The most prominent artists from the late eighties: Jovan Šumkovski (Sao Paolo Biennial, 1994), Blagoja Manevski, Dragan Petković, Stanko Pavleski, Tome Adzievski, Slavčo Sokolovski, who at that time presented their investigations in structural analysis of shape, composition, colour, light - during the first half of the 1990’s started to change the aesthetic principles they had followed at the beginning of their career. They began to show interest in the new media, thereby abandoning the painting for the three dimensionallity of the object and installation.
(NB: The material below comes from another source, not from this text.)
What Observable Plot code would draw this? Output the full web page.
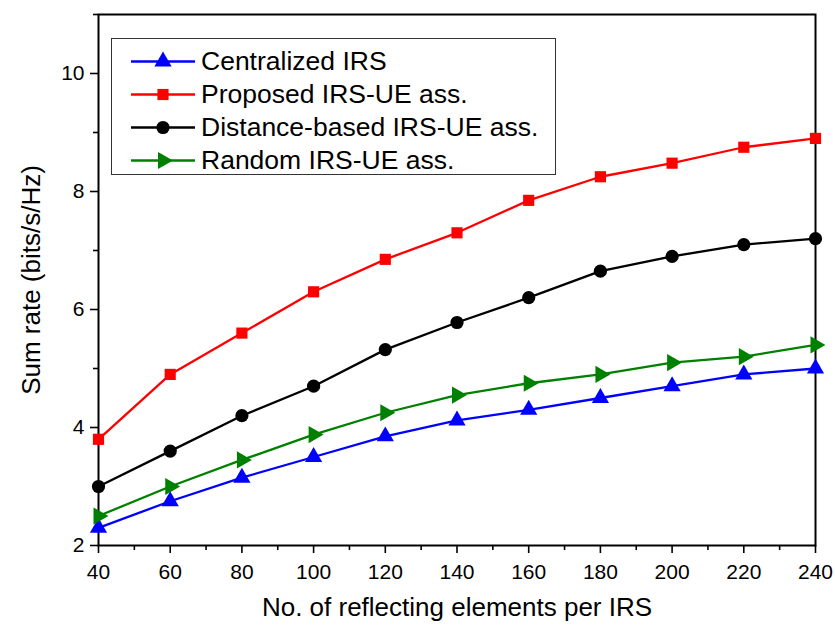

The last attempt to face the art not only as an isolated island closed in the self referential circle dealing exclusively with the issues of representation and artistic procedure, but also as a site for engagement and commitment, became reality in the exhibition Parallels held in Berlin's IFA Gallery 1997 (curated by Nebojša Vilić). Trying to deal in their recent works with problems of ecology, violence, war etc., the artists Tome Adzievski, Slavco Sokolovski and Jovan Šumkovski entered a new phase of their artistic activities, which dealt with external, reality based issues outside the framework of art. The project Dossier '96 by Igor Toševski, dealing with the problems of transition and privatization of the factories, was the most radical in that sense, with its consciousness of the authentic context, its careful planing and depth, as well as the final powerful, witty game of the replacing of the piles of rejects with projection of the words from the transition vocabulary, made a big impact. Wishing to provoke similar projects the Board of SCCA -Skopje, Macedonia announced the competition for the Third Annual Exhibition under a title "Scandal" but it never materialised.

In opposition to the strongly controlled policy of curators and institutions, three independent projects, including more than sixty projects, were organized by the artists themselves 1995, 1996, 1997 in the abandoned space of the old Turkish bath Čifte Amam. In 1996, the same space hosted "Liquor Amnii", the first project by women artists featuring five Macedonian artists (Iskra Dimitrova, Žaneta Vangeli, Mirna Arsovska, Margarita Kiselička Kalajdzieva and Nora Stojanović) along with five artists from the Boston Mobius Artists Center. The second part of the project took place in Providence, USA, and was the biggest presentation of contemporary Macedonian artists in the States.

The biggest problem in the realizing any independent project is the lack of financial support, since the only sources of founding, the Ministry for Culture of Republic of Macedonia and the SCCA - Skopje, Macedonia - mostly back up the institutions or printing the catalogues. Thus, a very authentic Macedonian paradox is born: in a situation where most artists are unemployed, without scholarships or grants, not having studios or any possibility of commissions, luxuries catalogues are printed in order to promote the inexpensive small projects, while actually producing the works themselves has become "a mission impossible".